> YOUR OBJECTIVE: Output all the data exactly. Pictures do not belong in the copy.

-=-=-=-=-

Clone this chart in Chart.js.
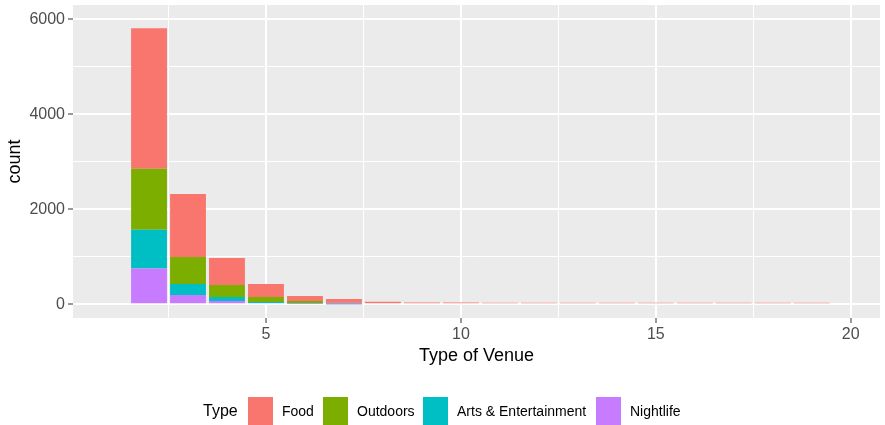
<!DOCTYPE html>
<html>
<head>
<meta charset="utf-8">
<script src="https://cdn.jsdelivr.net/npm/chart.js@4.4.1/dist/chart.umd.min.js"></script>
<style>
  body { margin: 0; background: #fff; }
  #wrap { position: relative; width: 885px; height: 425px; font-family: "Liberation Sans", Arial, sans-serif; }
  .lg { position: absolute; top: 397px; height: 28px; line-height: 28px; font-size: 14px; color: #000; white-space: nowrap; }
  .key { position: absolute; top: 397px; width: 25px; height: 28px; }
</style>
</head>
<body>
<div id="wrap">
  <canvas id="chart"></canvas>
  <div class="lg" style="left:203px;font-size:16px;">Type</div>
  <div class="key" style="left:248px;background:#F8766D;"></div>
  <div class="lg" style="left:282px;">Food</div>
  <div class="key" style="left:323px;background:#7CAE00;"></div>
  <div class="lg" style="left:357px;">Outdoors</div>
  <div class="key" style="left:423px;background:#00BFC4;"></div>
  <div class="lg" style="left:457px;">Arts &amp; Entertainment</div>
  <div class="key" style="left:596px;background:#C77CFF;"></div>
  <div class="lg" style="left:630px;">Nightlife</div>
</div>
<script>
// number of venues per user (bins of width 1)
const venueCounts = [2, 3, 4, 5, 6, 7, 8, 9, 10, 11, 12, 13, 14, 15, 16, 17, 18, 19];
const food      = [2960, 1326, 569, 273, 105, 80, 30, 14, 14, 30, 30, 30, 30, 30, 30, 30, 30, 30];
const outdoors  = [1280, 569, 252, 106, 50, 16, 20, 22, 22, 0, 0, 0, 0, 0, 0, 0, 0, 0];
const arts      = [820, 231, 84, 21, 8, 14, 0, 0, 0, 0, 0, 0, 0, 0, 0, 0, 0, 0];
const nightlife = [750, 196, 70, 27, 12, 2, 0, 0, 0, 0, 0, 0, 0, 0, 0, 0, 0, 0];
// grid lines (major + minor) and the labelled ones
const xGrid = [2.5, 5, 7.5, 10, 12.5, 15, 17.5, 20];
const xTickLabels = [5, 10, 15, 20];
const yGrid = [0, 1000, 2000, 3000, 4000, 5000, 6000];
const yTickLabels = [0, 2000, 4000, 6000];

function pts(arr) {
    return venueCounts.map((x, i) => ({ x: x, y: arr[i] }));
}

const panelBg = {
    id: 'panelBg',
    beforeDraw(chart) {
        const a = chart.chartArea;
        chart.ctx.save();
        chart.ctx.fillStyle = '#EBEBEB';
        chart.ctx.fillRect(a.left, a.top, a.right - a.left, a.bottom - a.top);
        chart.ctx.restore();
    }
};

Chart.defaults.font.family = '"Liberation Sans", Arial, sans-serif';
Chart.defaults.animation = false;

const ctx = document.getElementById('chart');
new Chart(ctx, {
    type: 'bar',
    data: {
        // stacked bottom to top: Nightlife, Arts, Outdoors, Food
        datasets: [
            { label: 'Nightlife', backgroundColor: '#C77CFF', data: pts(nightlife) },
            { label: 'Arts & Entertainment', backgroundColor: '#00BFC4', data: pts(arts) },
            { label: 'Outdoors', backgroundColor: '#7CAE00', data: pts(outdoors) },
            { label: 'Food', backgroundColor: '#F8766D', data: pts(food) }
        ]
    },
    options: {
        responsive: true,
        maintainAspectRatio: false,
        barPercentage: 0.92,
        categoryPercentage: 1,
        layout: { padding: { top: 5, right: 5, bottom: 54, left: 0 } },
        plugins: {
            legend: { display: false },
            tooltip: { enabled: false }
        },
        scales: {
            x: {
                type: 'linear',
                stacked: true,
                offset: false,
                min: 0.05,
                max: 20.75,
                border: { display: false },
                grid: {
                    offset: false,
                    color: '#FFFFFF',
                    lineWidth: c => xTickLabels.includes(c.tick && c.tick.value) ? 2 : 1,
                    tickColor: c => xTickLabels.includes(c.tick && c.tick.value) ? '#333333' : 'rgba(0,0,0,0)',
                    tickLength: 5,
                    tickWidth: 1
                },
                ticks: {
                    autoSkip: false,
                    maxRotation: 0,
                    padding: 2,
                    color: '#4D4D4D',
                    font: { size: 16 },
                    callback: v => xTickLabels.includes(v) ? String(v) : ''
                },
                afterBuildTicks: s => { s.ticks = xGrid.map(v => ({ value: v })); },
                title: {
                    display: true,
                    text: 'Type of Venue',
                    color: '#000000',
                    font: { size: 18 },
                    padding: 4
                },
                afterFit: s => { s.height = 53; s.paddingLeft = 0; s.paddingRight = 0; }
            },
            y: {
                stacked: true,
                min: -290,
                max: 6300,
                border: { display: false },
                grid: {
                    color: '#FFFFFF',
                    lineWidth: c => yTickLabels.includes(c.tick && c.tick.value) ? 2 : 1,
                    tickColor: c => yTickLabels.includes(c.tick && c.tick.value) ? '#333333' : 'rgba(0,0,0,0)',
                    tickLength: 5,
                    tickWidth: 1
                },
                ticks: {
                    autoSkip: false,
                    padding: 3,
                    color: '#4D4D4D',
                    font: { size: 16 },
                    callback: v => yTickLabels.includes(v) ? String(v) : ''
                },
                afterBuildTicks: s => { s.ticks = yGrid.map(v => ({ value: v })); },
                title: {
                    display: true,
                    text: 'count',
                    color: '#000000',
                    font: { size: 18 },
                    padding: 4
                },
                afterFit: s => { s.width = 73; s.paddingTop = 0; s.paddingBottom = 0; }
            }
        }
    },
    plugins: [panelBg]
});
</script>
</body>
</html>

-=-=-=-=-

> THE SOLUTION:
Clone this chart in Chart.js.
<!DOCTYPE html>
<html>
<head>
<meta charset="utf-8">
<script src="https://cdn.jsdelivr.net/npm/chart.js@4.4.1/dist/chart.umd.min.js"></script>
<style>
  body { margin: 0; background: #fff; }
  #wrap { position: relative; width: 885px; height: 425px; font-family: "Liberation Sans", Arial, sans-serif; }
  .lg { position: absolute; top: 397px; height: 28px; line-height: 28px; font-size: 14px; color: #000; white-space: nowrap; }
  .key { position: absolute; top: 397px; width: 25px; height: 28px; }
</style>
</head>
<body>
<div id="wrap">
  <canvas id="chart"></canvas>
  <div class="lg" style="left:203px;font-size:16px;">Type</div>
  <div class="key" style="left:248px;background:#F8766D;"></div>
  <div class="lg" style="left:282px;">Food</div>
  <div class="key" style="left:323px;background:#7CAE00;"></div>
  <div class="lg" style="left:357px;">Outdoors</div>
  <div class="key" style="left:423px;background:#00BFC4;"></div>
  <div class="lg" style="left:457px;">Arts &amp; Entertainment</div>
  <div class="key" style="left:596px;background:#C77CFF;"></div>
  <div class="lg" style="left:630px;">Nightlife</div>
</div>
<script>
// number of venues per user (bins of width 1)
const venueCounts = [2, 3, 4, 5, 6, 7, 8, 9, 10, 11, 12, 13, 14, 15, 16, 17, 18, 19];
const food      = [2960, 1326, 569, 273, 105, 80, 30, 14, 14, 30, 30, 30, 30, 30, 30, 30, 30, 30];
const outdoors  = [1280, 569, 252, 106, 50, 16, 20, 22, 22, 0, 0, 0, 0, 0, 0, 0, 0, 0];
const arts      = [820, 231, 84, 21, 8, 14, 0, 0, 0, 0, 0, 0, 0, 0, 0, 0, 0, 0];
const nightlife = [750, 196, 70, 27, 12, 2, 0, 0, 0, 0, 0, 0, 0, 0, 0, 0, 0, 0];
// grid lines (major + minor) and the labelled ones
const xGrid = [2.5, 5, 7.5, 10, 12.5, 15, 17.5, 20];
const xTickLabels = [5, 10, 15, 20];
const yGrid = [0, 1000, 2000, 3000, 4000, 5000, 6000];
const yTickLabels = [0, 2000, 4000, 6000];

function pts(arr) {
    return venueCounts.map((x, i) => ({ x: x, y: arr[i] }));
}

const panelBg = {
    id: 'panelBg',
    beforeDraw(chart) {
        const a = chart.chartArea;
        chart.ctx.save();
        chart.ctx.fillStyle = '#EBEBEB';
        chart.ctx.fillRect(a.left, a.top, a.right - a.left, a.bottom - a.top);
        chart.ctx.restore();
    }
};

Chart.defaults.font.family = '"Liberation Sans", Arial, sans-serif';
Chart.defaults.animation = false;

const ctx = document.getElementById('chart');
new Chart(ctx, {
    type: 'bar',
    data: {
        // stacked bottom to top: Nightlife, Arts, Outdoors, Food
        datasets: [
            { label: 'Nightlife', backgroundColor: '#C77CFF', data: pts(nightlife) },
            { label: 'Arts & Entertainment', backgroundColor: '#00BFC4', data: pts(arts) },
            { label: 'Outdoors', backgroundColor: '#7CAE00', data: pts(outdoors) },
            { label: 'Food', backgroundColor: '#F8766D', data: pts(food) }
        ]
    },
    options: {
        responsive: true,
        maintainAspectRatio: false,
        barPercentage: 0.92,
        categoryPercentage: 1,
        layout: { padding: { top: 5, right: 5, bottom: 54, left: 0 } },
        plugins: {
            legend: { display: false },
            tooltip: { enabled: false }
        },
        scales: {
            x: {
                type: 'linear',
                stacked: true,
                offset: false,
                min: 0.05,
                max: 20.75,
                border: { display: false },
                grid: {
                    offset: false,
                    color: '#FFFFFF',
                    lineWidth: c => xTickLabels.includes(c.tick && c.tick.value) ? 2 : 1,
                    tickColor: c => xTickLabels.includes(c.tick && c.tick.value) ? '#333333' : 'rgba(0,0,0,0)',
                    tickLength: 5,
                    tickWidth: 1
                },
                ticks: {
                    autoSkip: false,
                    maxRotation: 0,
                    padding: 2,
                    color: '#4D4D4D',
                    font: { size: 16 },
                    callback: v => xTickLabels.includes(v) ? String(v) : ''
                },
                afterBuildTicks: s => { s.ticks = xGrid.map(v => ({ value: v })); },
                title: {
                    display: true,
                    text: 'Type of Venue',
                    color: '#000000',
                    font: { size: 18 },
                    padding: 4
                },
                afterFit: s => { s.height = 53; s.paddingLeft = 0; s.paddingRight = 0; }
            },
            y: {
                stacked: true,
                min: -290,
                max: 6300,
                border: { display: false },
                grid: {
                    color: '#FFFFFF',
                    lineWidth: c => yTickLabels.includes(c.tick && c.tick.value) ? 2 : 1,
                    tickColor: c => yTickLabels.includes(c.tick && c.tick.value) ? '#333333' : 'rgba(0,0,0,0)',
                    tickLength: 5,
                    tickWidth: 1
                },
                ticks: {
                    autoSkip: false,
                    padding: 3,
                    color: '#4D4D4D',
                    font: { size: 16 },
                    callback: v => yTickLabels.includes(v) ? String(v) : ''
                },
                afterBuildTicks: s => { s.ticks = yGrid.map(v => ({ value: v })); },
                title: {
                    display: true,
                    text: 'count',
                    color: '#000000',
                    font: { size: 18 },
                    padding: 4
                },
                afterFit: s => { s.width = 73; s.paddingTop = 0; s.paddingBottom = 0; }
            }
        }
    },
    plugins: [panelBg]
});
</script>
</body>
</html>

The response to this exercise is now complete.